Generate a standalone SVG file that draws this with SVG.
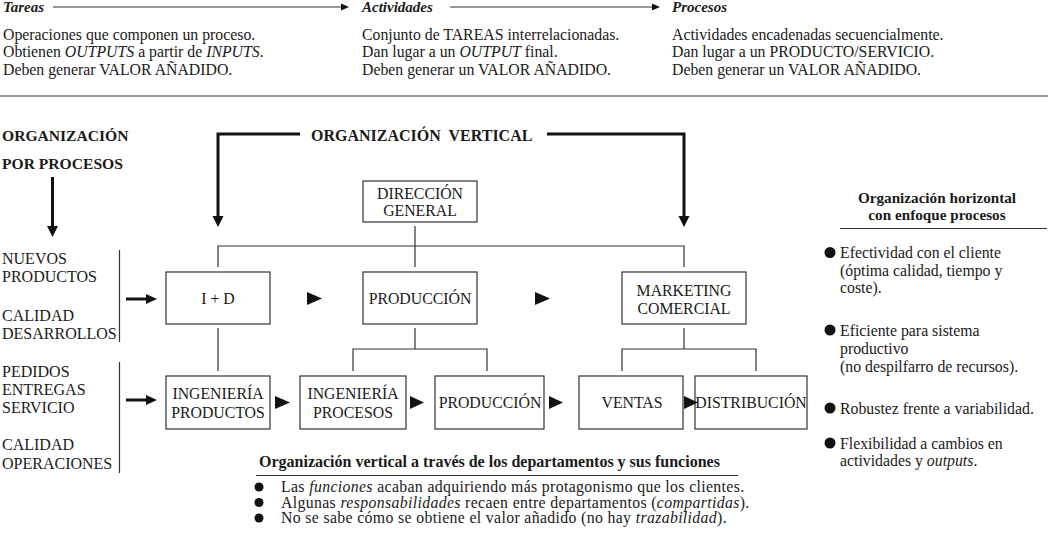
<svg xmlns="http://www.w3.org/2000/svg" width="1048" height="537" viewBox="0 0 1048 537">
<style>
text { font-family: "Liberation Serif", "Times New Roman", serif; fill: #1a1a1a; font-size: 15.8px; }
.b { font-weight: bold; }
.i { font-style: italic; }
.c { text-anchor: middle; }
.h { font-size: 15px; }
.lab { font-size: 16px; }
.bx { font-size: 15.8px; }
.rh { font-size: 15.2px; }
.bh { font-size: 16px; }
.bl { font-size: 15.8px; letter-spacing: 0.35px; }
.oh { font-size: 15.6px; }
.ov { font-size: 16px; }
.box { fill: #fff; stroke: #333; stroke-width: 1.2; }
.ln { stroke: #333; stroke-width: 1.2; fill: none; }
.thick { stroke: #111; stroke-width: 3; fill: none; }
.tri { fill: #111; }
.rule { stroke: #777; stroke-width: 1.5; }
</style>
<rect width="1048" height="537" fill="#fff"/>

<g id="header">
  <text x="3" y="12" class="b i h">Tareas</text>
  <text x="3" y="39.5">Operaciones que componen un proceso.</text>
  <text x="3" y="57">Obtienen <tspan class="i">OUTPUTS</tspan> a partir de <tspan class="i">INPUTS</tspan>.</text>
  <text x="3" y="75">Deben generar VALOR AÑADIDO.</text>
  <text x="362" y="12" class="b i h">Actividades</text>
  <text x="362" y="39.5">Conjunto de TAREAS interrelacionadas.</text>
  <text x="362" y="57">Dan lugar a un <tspan class="i">OUTPUT</tspan> final.</text>
  <text x="362" y="75">Deben generar un VALOR AÑADIDO.</text>
  <text x="672" y="12" class="b i h">Procesos</text>
  <text x="672" y="39.5">Actividades encadenadas secuencialmente.</text>
  <text x="672" y="57">Dan lugar a un PRODUCTO/SERVICIO.</text>
  <text x="672" y="75">Deben generar un VALOR AÑADIDO.</text>
  <line x1="0" y1="96" x2="1048" y2="96" class="rule"/>
</g>

<g id="labels-left">
  <text x="2" y="141" class="b oh">ORGANIZACIÓN</text>
  <text x="2" y="169" class="b oh">POR PROCESOS</text>
  <text x="311" y="141" class="b ov" xml:space="preserve">ORGANIZACIÓN  VERTICAL</text>
  <text x="2" y="264" class="lab">NUEVOS</text>
  <text x="2" y="282" class="lab">PRODUCTOS</text>
  <text x="2" y="321" class="lab">CALIDAD</text>
  <text x="2" y="339" class="lab">DESARROLLOS</text>
  <text x="2" y="377" class="lab">PEDIDOS</text>
  <text x="2" y="395" class="lab">ENTREGAS</text>
  <text x="2" y="413" class="lab">SERVICIO</text>
  <text x="2" y="450" class="lab">CALIDAD</text>
  <text x="2" y="469" class="lab">OPERACIONES</text>
</g>

<g id="connectors">
  <line x1="53" y1="7" x2="342" y2="7" class="ln"/>
  <polygon points="341,3.5 349,7 341,10.5" class="tri"/>
  <line x1="450" y1="7" x2="653" y2="7" class="ln"/>
  <polygon points="652,3.5 660,7 652,10.5" class="tri"/>

  <line x1="52.5" y1="177" x2="52.5" y2="227" class="thick"/>
  <polygon points="47,226 58,226 52.5,237" class="tri"/>
  <path d="M300,134 H218 V217" class="thick"/>
  <polygon points="212.5,216 223.5,216 218,227" class="tri"/>
  <path d="M547,134 H684 V217" class="thick"/>
  <polygon points="678.5,216 689.5,216 684,227" class="tri"/>

  <line x1="119.5" y1="250" x2="119.5" y2="342" class="ln"/>
  <line x1="119.5" y1="362" x2="119.5" y2="473" class="ln"/>
  <line x1="126" y1="299" x2="148" y2="299" class="thick"/>
  <polygon points="146,294 157,299 146,304" class="tri"/>
  <line x1="126" y1="400" x2="148" y2="400" class="thick"/>
  <polygon points="146,395 157,400 146,405" class="tri"/>

  <path d="M218,267 V246 H684 V267" class="ln"/>
  <line x1="415" y1="226" x2="415" y2="267" class="ln"/>
  <line x1="218" y1="328" x2="218" y2="371" class="ln"/>
  <line x1="415" y1="328" x2="415" y2="349" class="ln"/>
  <path d="M353,371 V349 H487 V371" class="ln"/>
  <line x1="684" y1="328" x2="684" y2="349" class="ln"/>
  <path d="M622,371 V349 H756 V371" class="ln"/>
</g>

<g id="dir">
  <rect x="363" y="181" width="114" height="41" class="box"/>
  <text x="420" y="198.5" class="c bx">DIRECCIÓN</text>
  <text x="420" y="216" class="c bx">GENERAL</text>
</g>
<g id="id">
  <rect x="166" y="272" width="104" height="52" class="box"/>
  <text x="218" y="304" class="c bx">I + D</text>
</g>
<g id="prod1">
  <rect x="363" y="272" width="114" height="52" class="box"/>
  <text x="420" y="304" class="c bx">PRODUCCIÓN</text>
</g>
<g id="mkt">
  <rect x="622" y="272" width="124" height="52" class="box"/>
  <text x="684" y="296" class="c bx">MARKETING</text>
  <text x="684" y="314" class="c bx">COMERCIAL</text>
</g>
<g id="ingprod">
  <rect x="166" y="376" width="104" height="53" class="box"/>
  <text x="218" y="399" class="c bx">INGENIERÍA</text>
  <text x="218" y="418" class="c bx">PRODUCTOS</text>
</g>
<g id="ingproc">
  <rect x="300" y="376" width="106" height="53" class="box"/>
  <text x="353" y="399" class="c bx">INGENIERÍA</text>
  <text x="353" y="418" class="c bx">PROCESOS</text>
</g>
<g id="prod2">
  <rect x="435" y="376" width="109" height="53" class="box"/>
  <text x="490" y="408" class="c bx">PRODUCCIÓN</text>
</g>
<g id="ventas">
  <rect x="579" y="376" width="104" height="53" class="box"/>
  <text x="632" y="408" class="c bx">VENTAS</text>
</g>
<g id="dist">
  <rect x="695" y="376" width="112" height="53" class="box"/>
  <text x="751" y="408" class="c bx">DISTRIBUCIÓN</text>
</g>

<g id="flow-arrows">
  <polygon points="307,292 322,298.5 307,305" class="tri"/>
  <polygon points="535,292 550,298.5 535,305" class="tri"/>
  <polygon points="275,396 290,402.5 275,409" class="tri"/>
  <polygon points="410,396 424,402.5 410,409" class="tri"/>
  <polygon points="549,396 563,402.5 549,409" class="tri"/>
  <polygon points="684,396 698,402.5 684,409" class="tri"/>
</g>

<g id="horizontal-panel">
  <text x="937" y="203" class="b c rh">Organización horizontal</text>
  <text x="937" y="220" class="b c rh">con enfoque procesos</text>
  <line x1="840" y1="228.5" x2="1047" y2="228.5" class="ln"/>
  <circle cx="830" cy="252.5" r="5.5" class="tri"/>
  <text x="840" y="258">Efectividad con el cliente</text>
  <text x="840" y="275.5">(óptima calidad, tiempo y</text>
  <text x="840" y="293">coste).</text>
  <circle cx="830" cy="330" r="5.5" class="tri"/>
  <text x="840" y="335.5">Eficiente para sistema</text>
  <text x="840" y="353.5">productivo</text>
  <text x="840" y="371.5">(no despilfarro de recursos).</text>
  <circle cx="830" cy="408" r="5.5" class="tri"/>
  <text x="840" y="413.5">Robustez frente a variabilidad.</text>
  <circle cx="830" cy="443" r="5.5" class="tri"/>
  <text x="840" y="448.5">Flexibilidad a cambios en</text>
  <text x="840" y="466">actividades y <tspan class="i">outputs</tspan>.</text>
</g>

<g id="vertical-panel">
  <text x="259" y="467" class="b bh">Organización vertical a través de los departamentos y sus funciones</text>
  <line x1="256" y1="475.5" x2="738" y2="475.5" class="ln"/>
  <circle cx="259" cy="487" r="4.5" class="tri"/>
  <text x="281" y="492" class="bl">Las <tspan class="i">funciones</tspan> acaban adquiriendo más protagonismo que los clientes.</text>
  <circle cx="259" cy="502.5" r="4.5" class="tri"/>
  <text x="281" y="507.5" class="bl">Algunas <tspan class="i">responsabilidades</tspan> recaen entre departamentos (<tspan class="i">compartidas</tspan>).</text>
  <circle cx="259" cy="518" r="4.5" class="tri"/>
  <text x="281" y="523" class="bl">No se sabe cómo se obtiene el valor añadido (no hay <tspan class="i">trazabilidad</tspan>).</text>
</g>
</svg>
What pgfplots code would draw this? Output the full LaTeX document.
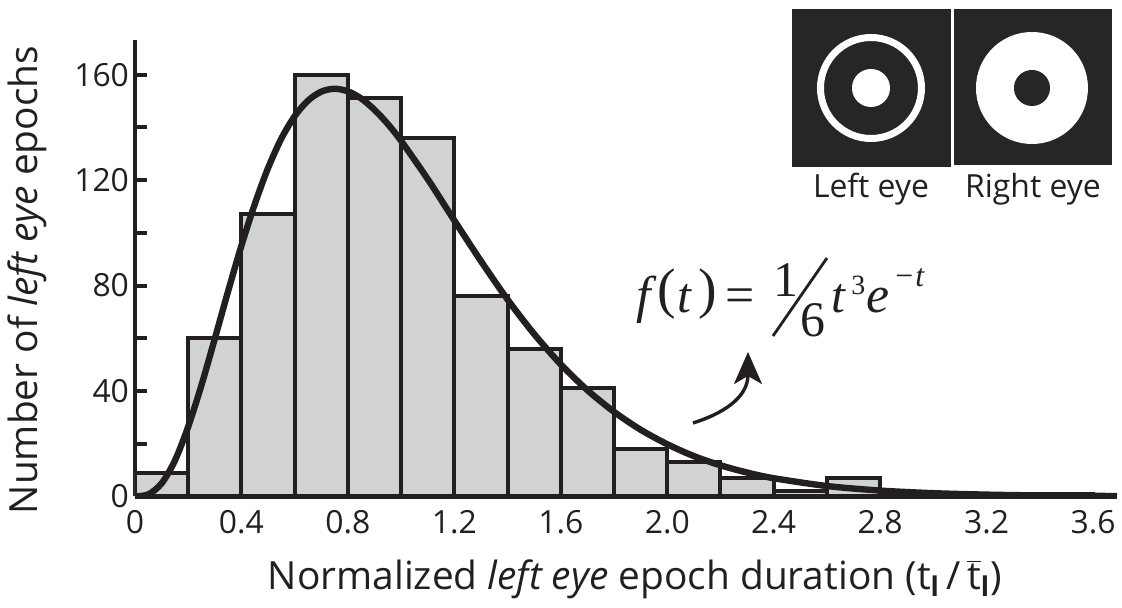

* [Problem to solve]:
Copy whichever lines in the listing above contain the word "this".

* [The output]:
Generate a standalone SVG file that draws this with SVG.
What pgfplots code would draw this? Output the full LaTeX document.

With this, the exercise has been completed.